• TASK TO COMPLETE
Transcribe the material exactly. Images do not belong in the copy.

begin

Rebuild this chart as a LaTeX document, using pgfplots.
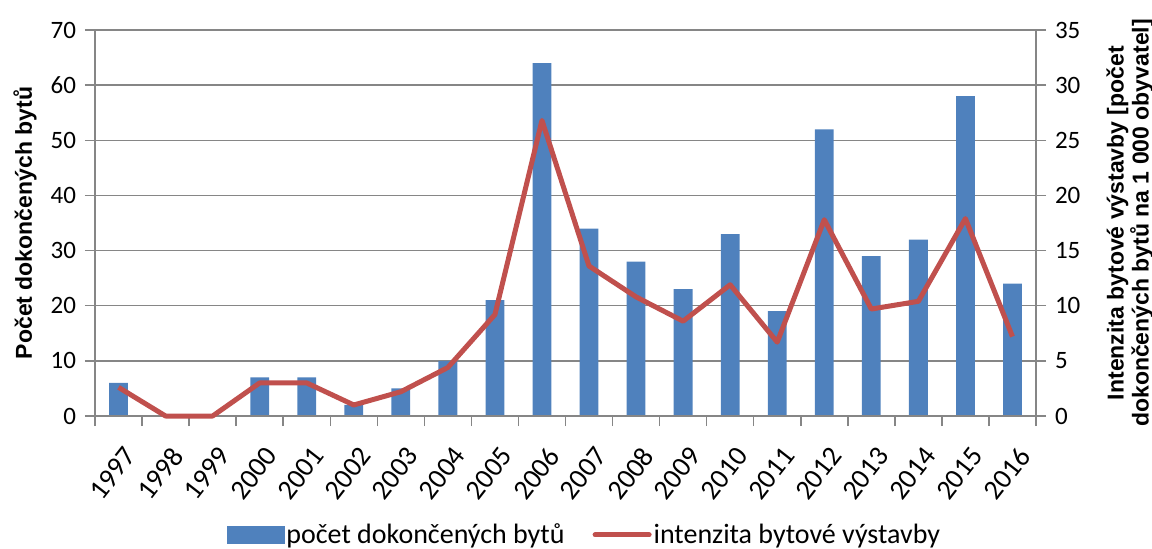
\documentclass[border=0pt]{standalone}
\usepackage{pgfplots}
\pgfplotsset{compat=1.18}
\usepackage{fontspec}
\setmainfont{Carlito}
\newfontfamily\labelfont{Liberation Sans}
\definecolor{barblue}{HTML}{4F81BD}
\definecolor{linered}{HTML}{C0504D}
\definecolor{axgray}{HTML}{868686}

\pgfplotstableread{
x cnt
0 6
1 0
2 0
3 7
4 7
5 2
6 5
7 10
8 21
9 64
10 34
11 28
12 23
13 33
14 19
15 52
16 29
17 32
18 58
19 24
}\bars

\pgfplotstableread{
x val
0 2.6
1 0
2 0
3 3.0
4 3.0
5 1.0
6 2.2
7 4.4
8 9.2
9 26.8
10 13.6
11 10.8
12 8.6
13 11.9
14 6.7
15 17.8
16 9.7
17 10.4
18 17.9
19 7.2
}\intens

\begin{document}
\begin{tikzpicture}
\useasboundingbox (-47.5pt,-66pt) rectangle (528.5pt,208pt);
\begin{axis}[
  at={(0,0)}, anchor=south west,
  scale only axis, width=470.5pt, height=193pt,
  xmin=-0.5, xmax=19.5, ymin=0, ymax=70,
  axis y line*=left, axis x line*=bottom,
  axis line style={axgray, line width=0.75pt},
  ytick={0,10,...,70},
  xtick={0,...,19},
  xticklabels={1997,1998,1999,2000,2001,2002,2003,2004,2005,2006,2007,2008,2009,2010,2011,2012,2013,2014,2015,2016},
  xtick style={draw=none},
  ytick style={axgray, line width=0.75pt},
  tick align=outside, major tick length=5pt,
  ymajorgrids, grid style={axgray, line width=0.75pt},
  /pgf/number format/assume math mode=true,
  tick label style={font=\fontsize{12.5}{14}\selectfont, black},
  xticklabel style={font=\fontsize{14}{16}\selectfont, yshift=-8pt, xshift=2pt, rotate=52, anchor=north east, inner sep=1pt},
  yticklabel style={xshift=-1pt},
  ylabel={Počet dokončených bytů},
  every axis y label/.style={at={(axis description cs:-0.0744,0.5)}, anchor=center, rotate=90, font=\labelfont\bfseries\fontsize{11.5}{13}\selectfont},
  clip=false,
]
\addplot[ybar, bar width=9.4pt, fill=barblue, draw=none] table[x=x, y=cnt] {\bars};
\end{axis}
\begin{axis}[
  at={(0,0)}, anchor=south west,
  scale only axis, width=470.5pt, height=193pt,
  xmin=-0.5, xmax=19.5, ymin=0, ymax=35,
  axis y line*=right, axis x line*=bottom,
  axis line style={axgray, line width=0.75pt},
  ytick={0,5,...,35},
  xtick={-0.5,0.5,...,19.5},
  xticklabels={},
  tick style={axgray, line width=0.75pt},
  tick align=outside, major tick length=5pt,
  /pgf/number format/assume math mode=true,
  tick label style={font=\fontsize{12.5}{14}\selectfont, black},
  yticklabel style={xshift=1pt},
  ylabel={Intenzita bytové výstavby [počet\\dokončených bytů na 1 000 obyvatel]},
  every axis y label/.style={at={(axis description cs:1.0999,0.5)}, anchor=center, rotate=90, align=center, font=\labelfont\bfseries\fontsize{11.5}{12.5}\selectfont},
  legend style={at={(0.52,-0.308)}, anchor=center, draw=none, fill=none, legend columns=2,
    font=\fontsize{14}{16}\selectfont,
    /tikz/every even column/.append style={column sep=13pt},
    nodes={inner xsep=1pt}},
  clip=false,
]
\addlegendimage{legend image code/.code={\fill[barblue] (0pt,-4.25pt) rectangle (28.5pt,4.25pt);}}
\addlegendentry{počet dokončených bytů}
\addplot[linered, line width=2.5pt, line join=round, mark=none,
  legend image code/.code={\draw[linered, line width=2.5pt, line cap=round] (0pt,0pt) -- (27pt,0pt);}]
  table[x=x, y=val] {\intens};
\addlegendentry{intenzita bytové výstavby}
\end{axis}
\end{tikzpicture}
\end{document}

end

• TASK RESPONSE
Rebuild this chart as a LaTeX document, using pgfplots.
\documentclass[border=0pt]{standalone}
\usepackage{pgfplots}
\pgfplotsset{compat=1.18}
\usepackage{fontspec}
\setmainfont{Carlito}
\newfontfamily\labelfont{Liberation Sans}
\definecolor{barblue}{HTML}{4F81BD}
\definecolor{linered}{HTML}{C0504D}
\definecolor{axgray}{HTML}{868686}

\pgfplotstableread{
x cnt
0 6
1 0
2 0
3 7
4 7
5 2
6 5
7 10
8 21
9 64
10 34
11 28
12 23
13 33
14 19
15 52
16 29
17 32
18 58
19 24
}\bars

\pgfplotstableread{
x val
0 2.6
1 0
2 0
3 3.0
4 3.0
5 1.0
6 2.2
7 4.4
8 9.2
9 26.8
10 13.6
11 10.8
12 8.6
13 11.9
14 6.7
15 17.8
16 9.7
17 10.4
18 17.9
19 7.2
}\intens

\begin{document}
\begin{tikzpicture}
\useasboundingbox (-47.5pt,-66pt) rectangle (528.5pt,208pt);
\begin{axis}[
  at={(0,0)}, anchor=south west,
  scale only axis, width=470.5pt, height=193pt,
  xmin=-0.5, xmax=19.5, ymin=0, ymax=70,
  axis y line*=left, axis x line*=bottom,
  axis line style={axgray, line width=0.75pt},
  ytick={0,10,...,70},
  xtick={0,...,19},
  xticklabels={1997,1998,1999,2000,2001,2002,2003,2004,2005,2006,2007,2008,2009,2010,2011,2012,2013,2014,2015,2016},
  xtick style={draw=none},
  ytick style={axgray, line width=0.75pt},
  tick align=outside, major tick length=5pt,
  ymajorgrids, grid style={axgray, line width=0.75pt},
  /pgf/number format/assume math mode=true,
  tick label style={font=\fontsize{12.5}{14}\selectfont, black},
  xticklabel style={font=\fontsize{14}{16}\selectfont, yshift=-8pt, xshift=2pt, rotate=52, anchor=north east, inner sep=1pt},
  yticklabel style={xshift=-1pt},
  ylabel={Počet dokončených bytů},
  every axis y label/.style={at={(axis description cs:-0.0744,0.5)}, anchor=center, rotate=90, font=\labelfont\bfseries\fontsize{11.5}{13}\selectfont},
  clip=false,
]
\addplot[ybar, bar width=9.4pt, fill=barblue, draw=none] table[x=x, y=cnt] {\bars};
\end{axis}
\begin{axis}[
  at={(0,0)}, anchor=south west,
  scale only axis, width=470.5pt, height=193pt,
  xmin=-0.5, xmax=19.5, ymin=0, ymax=35,
  axis y line*=right, axis x line*=bottom,
  axis line style={axgray, line width=0.75pt},
  ytick={0,5,...,35},
  xtick={-0.5,0.5,...,19.5},
  xticklabels={},
  tick style={axgray, line width=0.75pt},
  tick align=outside, major tick length=5pt,
  /pgf/number format/assume math mode=true,
  tick label style={font=\fontsize{12.5}{14}\selectfont, black},
  yticklabel style={xshift=1pt},
  ylabel={Intenzita bytové výstavby [počet\\dokončených bytů na 1 000 obyvatel]},
  every axis y label/.style={at={(axis description cs:1.0999,0.5)}, anchor=center, rotate=90, align=center, font=\labelfont\bfseries\fontsize{11.5}{12.5}\selectfont},
  legend style={at={(0.52,-0.308)}, anchor=center, draw=none, fill=none, legend columns=2,
    font=\fontsize{14}{16}\selectfont,
    /tikz/every even column/.append style={column sep=13pt},
    nodes={inner xsep=1pt}},
  clip=false,
]
\addlegendimage{legend image code/.code={\fill[barblue] (0pt,-4.25pt) rectangle (28.5pt,4.25pt);}}
\addlegendentry{počet dokončených bytů}
\addplot[linered, line width=2.5pt, line join=round, mark=none,
  legend image code/.code={\draw[linered, line width=2.5pt, line cap=round] (0pt,0pt) -- (27pt,0pt);}]
  table[x=x, y=val] {\intens};
\addlegendentry{intenzita bytové výstavby}
\end{axis}
\end{tikzpicture}
\end{document}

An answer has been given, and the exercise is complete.